TEMPO.CO, Jakarta - Wali Kota Bandung Ridwan Kamil mengaku akan jalan terus dengan pembangunan jalan tembus Pajajaran-Pasteur yang akan melintasi tempat pemakaman umum nonmuslim di Jalan Pandu. Menurut dia, jalan sepanjang 700 meter tersebut dibuat untuk kepentingan masyarakat.
"Yang kita minta bukan untuk pribadi, tapi kepentingan masyarakat. Jadi ya terus jalan," kata Ridwan Kamil di Jalan Soekarno Hatta, Kota Bandung, Kamis, 7 Januari 2016.
Ridwan Kamil menambahkan, pihaknya akan terus melakukan sosialisasi kepada 600 ahli waris makam yang bakal terkena gusur untuk memenuhi lebar jalan 12 meter. Tidak hanya itu, Ridwan Kamil juga akan melakukan lobi dan komunikasi ke masyarakat sekitar yang khawatir terkena dampak pembangunan.
"Kalau dalam pembangunan selalu ada dinamika. Pada dasarnya, orang tidak mau berubah. Setiap ada berita perubahan cenderung takut. Jadi tinggal dikomunikasikan sesuai dengan aspirasi, yang penting kita taat asas, taat aturan, dan berkeadilan," ucapnya.
Ridwan Kamil menjelaskan, pembangunan di area pemakaman sebenarnya bukan hal aneh. Sudah banyak jalan-jalan protokol yang dibangun dengan cara memindahkan kuburan. Salah satunya interchange KM 149 di Gedebage.

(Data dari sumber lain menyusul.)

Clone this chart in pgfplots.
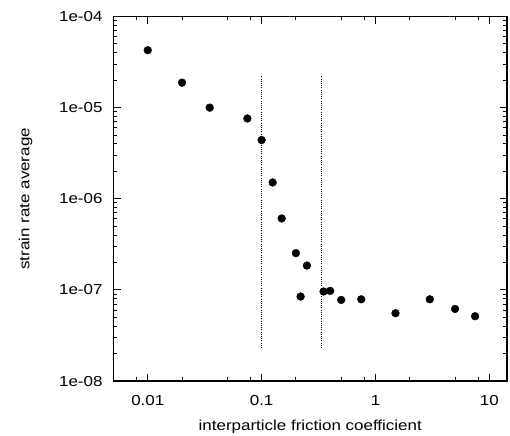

"Ini supaya dari Pasteur bisa potong kompas ke Pajajaran sehingga bisa mengurangi beban di jalur kemacetan," katanya.
Suryanto, Ketua RT 5 RW 03 Kelurahan Pamoyanan, Kecamatan Cicendo, tetap menolak pembangunan jalan tembus tersebut. Menurut dia, pembangunan jalan itu akan menimbulkan kemacetan baru. "Saya enggak bisa membayangkan macetnya seperti apa," ujarnya.
Menurut Suryanto, kemacetan pasti terjadi ketika ada pemakaman jenazah. Kemacetan akan lebih parah jika di lokasi tersebut dibuat jalan umum. "Belum lagi ada yang sekolah, ada yang ke gereja juga," katanya.

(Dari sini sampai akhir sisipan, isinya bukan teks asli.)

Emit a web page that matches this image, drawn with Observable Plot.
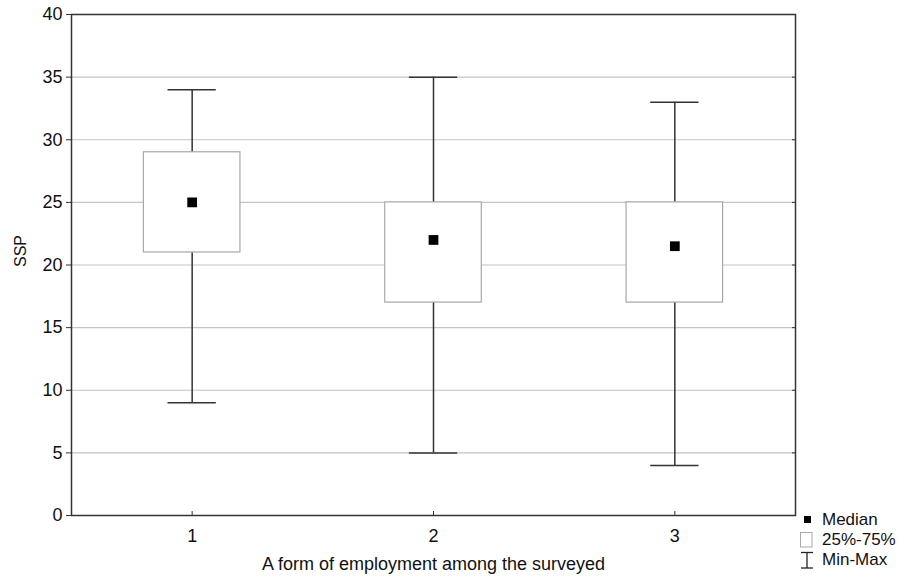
<!DOCTYPE html>
<html>
<head>
<meta charset="utf-8">
<script src="https://cdn.jsdelivr.net/npm/d3@7"></script>
<script src="https://cdn.jsdelivr.net/npm/@observablehq/plot@0.6"></script>
<style>
  html, body { margin: 0; padding: 0; background: #fff; }
  #wrap { position: relative; width: 913px; height: 577px; font-family: "Liberation Sans", Arial, sans-serif; }
  #legend { position: absolute; left: 0; top: 0; width: 913px; height: 577px; pointer-events: none; }
</style>
</head>
<body>
<div id="wrap"></div>
<script>
const groups = [1, 2, 3];
const mins = [9, 5, 4];
const q1s = [21, 17, 17];
const medians = [25, 22, 21.5];
const q3s = [29, 25, 25];
const maxs = [34, 35, 33];
const yTicks = [0, 5, 10, 15, 20, 25, 30, 35, 40];
const gridLines = [5, 10, 15, 20, 25, 30, 35];
const xTicks = [1, 2, 3];
const yLabel = "SSP";
const xLabel = "A form of employment among the surveyed";
const legendLabels = ["Median", "25%-75%", "Min-Max"];

const boxHalf = 0.2;
const capHalf = 0.1;
const rows = groups.map((g, i) => ({g, min: mins[i], q1: q1s[i], med: medians[i], q3: q3s[i], max: maxs[i]}));

const chart = Plot.plot({
  width: 913,
  height: 577,
  marginLeft: 71,
  marginRight: 118,
  marginTop: 14,
  marginBottom: 62,
  style: {fontFamily: "'Liberation Sans', Arial, sans-serif", fontSize: "18px", color: "#111", background: "#fff"},
  x: {domain: [0.5, 3.5]},
  y: {domain: [0, 40]},
  marks: [
    Plot.ruleY(gridLines, {y: d => d, stroke: "#c4c4c4", strokeWidth: 1.2}),
    Plot.ruleX(rows, {x: "g", y1: "min", y2: "max", stroke: "#333", strokeWidth: 1.5}),
    Plot.ruleY(rows, {y: "min", x1: d => d.g - capHalf, x2: d => d.g + capHalf, stroke: "#333", strokeWidth: 1.5}),
    Plot.ruleY(rows, {y: "max", x1: d => d.g - capHalf, x2: d => d.g + capHalf, stroke: "#333", strokeWidth: 1.5}),
    Plot.rect(rows, {x1: d => d.g - boxHalf, x2: d => d.g + boxHalf, y1: "q1", y2: "q3", fill: "#fff", stroke: "#a8a8a8", strokeWidth: 1.2}),
    Plot.dot(rows, {x: "g", y: "med", symbol: "square", r: 5.5, fill: "#000", stroke: "none"}),
    Plot.frame({stroke: "#333", strokeWidth: 1.5}),
    Plot.axisY({ticks: yTicks, tickSize: 5, tickPadding: 4, stroke: "#333", fontSize: 18, label: null}),
    Plot.axisY({anchor: "right", ticks: yTicks, tickSize: -4, tickFormat: () => "", label: null, stroke: "#333"}),
    Plot.axisX({ticks: xTicks, tickSize: 0, tickPadding: 14, tickFormat: d => String(d), fontSize: 18, label: null}),
    Plot.axisX({ticks: xTicks, tickSize: -4, tickFormat: () => "", label: null, stroke: "#333"}),
    Plot.text([yLabel], {text: d => d, frameAnchor: "left", dx: -51, dy: 2, rotate: -90, fontSize: 16, fill: "#111"}),
    Plot.text([xLabel], {text: d => d, frameAnchor: "bottom", dy: 54, fontSize: 18, fill: "#111"})
  ]
});

const wrap = document.getElementById("wrap");
wrap.appendChild(chart);

// Legend (outside the plot frame, bottom right)
const leg = d3.select(wrap).append("svg").attr("id", "legend").attr("width", 913).attr("height", 577);
leg.append("rect").attr("x", 804).attr("y", 516).attr("width", 7).attr("height", 7).attr("fill", "#000");
leg.append("rect").attr("x", 800.5).attr("y", 532.5).attr("width", 11.5).attr("height", 14.5).attr("fill", "#fff").attr("stroke", "#aaa").attr("stroke-width", 1);
const wg = leg.append("g").attr("stroke", "#222").attr("stroke-width", 1.3);
wg.append("line").attr("x1", 801).attr("x2", 813).attr("y1", 552.5).attr("y2", 552.5);
wg.append("line").attr("x1", 807).attr("x2", 807).attr("y1", 552.5).attr("y2", 568);
wg.append("line").attr("x1", 801).attr("x2", 813).attr("y1", 568).attr("y2", 568);
const baselines = [524.5, 545, 564.5];
leg.selectAll("text.lg").data(legendLabels).join("text")
  .attr("class", "lg")
  .attr("x", 822)
  .attr("y", (d, i) => baselines[i])
  .attr("font-family", "'Liberation Sans', Arial, sans-serif")
  .attr("font-size", 17)
  .attr("fill", "#111")
  .text(d => d);
</script>
</body>
</html>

Lala, warga Jalan Pandawa, juga menyatakan menolak pembangunan jalan tembus tersebut. Menurut dia, selain menambah masalah baru, masyarakat sekitar merasa tidak pernah menerima sosialisasi dari pemerintah Kota Bandung.

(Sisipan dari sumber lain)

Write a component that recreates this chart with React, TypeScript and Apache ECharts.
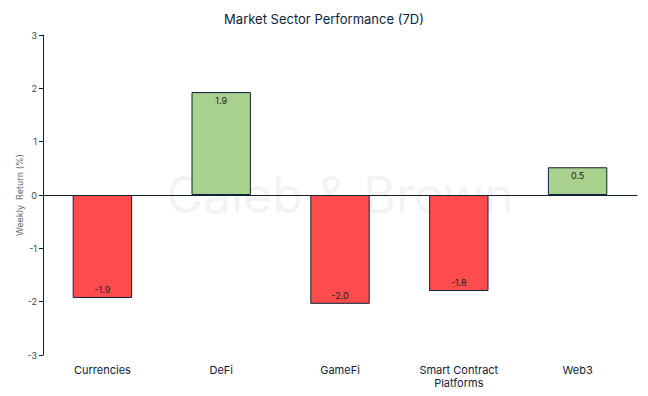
import React, { useEffect, useRef } from "react";
import * as echarts from "echarts";

const categories = ["Currencies", "DeFi", "GameFi", "Smart Contract\nPlatforms", "Web3"];
const values = [-1.93, 1.93, -2.04, -1.8, 0.52];
const labels = ["-1.9", "1.9", "-2.0", "-1.8", "0.5"];
const yTicks = { min: -3, max: 3, interval: 1 };

const RED = "#FF4C4C";
const GREEN = "#A9D18E";
const DARK = "#0E2236";

export default function App() {
  const ref = useRef<HTMLDivElement>(null);
  useEffect(() => {
    document.body.style.margin = "0";
    const chart = echarts.init(ref.current!, null, { renderer: "svg" });
    chart.setOption({
      animation: false,
      textStyle: { fontFamily: "Inter" },
      title: {
        text: "Market Sector Performance (7D)",
        left: "center",
        top: 7,
        textStyle: { fontSize: 13, fontWeight: "normal", color: DARK, fontFamily: "Inter" },
      },
      graphic: [
        {
          type: "text",
          x: 340,
          y: 195,
          z: -10,
          silent: true,
          style: {
            text: "Caleb & Brown",
            fontSize: 50,
            fill: "#F3F3F3",
            fontFamily: "Inter",
            align: "center",
            verticalAlign: "middle",
          },
        },
      ],
      grid: { left: 43, right: 11, top: 35, bottom: 41 },
      xAxis: {
        type: "category",
        data: categories,
        axisLine: { onZero: true, lineStyle: { color: DARK, width: 1 } },
        axisTick: { show: false },
        axisLabel: { color: DARK, fontSize: 11, margin: 8, lineHeight: 13, fontFamily: "Inter", interval: 0 },
        position: "bottom",
      },
      yAxis: {
        type: "value",
        min: yTicks.min,
        max: yTicks.max,
        interval: yTicks.interval,
        name: "Weekly  Return (%)",
        nameLocation: "middle",
        nameGap: 19,
        nameMoveOverlap: false,
        nameTextStyle: { color: "#666", fontSize: 9, fontFamily: "Inter" },
        axisLine: { show: true, lineStyle: { color: DARK } },
        axisTick: { show: true, length: 4, lineStyle: { color: DARK } },
        axisLabel: { color: "#444", fontSize: 9, margin: 6 },
        splitLine: { show: false },
      },
      series: [
        {
          type: "bar",
          barWidth: "50%",
          data: values.map((v, i) => ({
            value: v,
            itemStyle: { color: v >= 0 ? GREEN : RED, borderColor: DARK, borderWidth: 1 },
            label: {
              show: true,
              position: v >= 0 ? "insideTop" : "insideBottom",
              distance: 4,
              formatter: () => labels[i],
              fontSize: 9,
              color: "#222",
            },
          })),
        },
      ],
    });
    return () => chart.dispose();
  }, []);
  return <div ref={ref} style={{ width: 648, height: 396 }} />;
}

"Enggak, enggak ada sosialisasi ke warga. Padahal kita juga yang nantinya terkena dampak," tuturnya.
Beda lagi keluhan Tono, 46 tahun. Dia khawatir mata pencahariannya terganggu. Selama ini Tono menjaga dan membersihkan beberapa makam di TPU Pandu.
"Nanti penghasilan saya dari mana? Saya sudah lebih dari 20 tahun menjadi penjaga makam," katanya.
"Biasanya kita ini punya penghasilan tahunan, bulanan, juga kalau ada ahli waris yang datang dikasih juga. Kalau dipindahkan, penghasilan kami berkurang," katanya.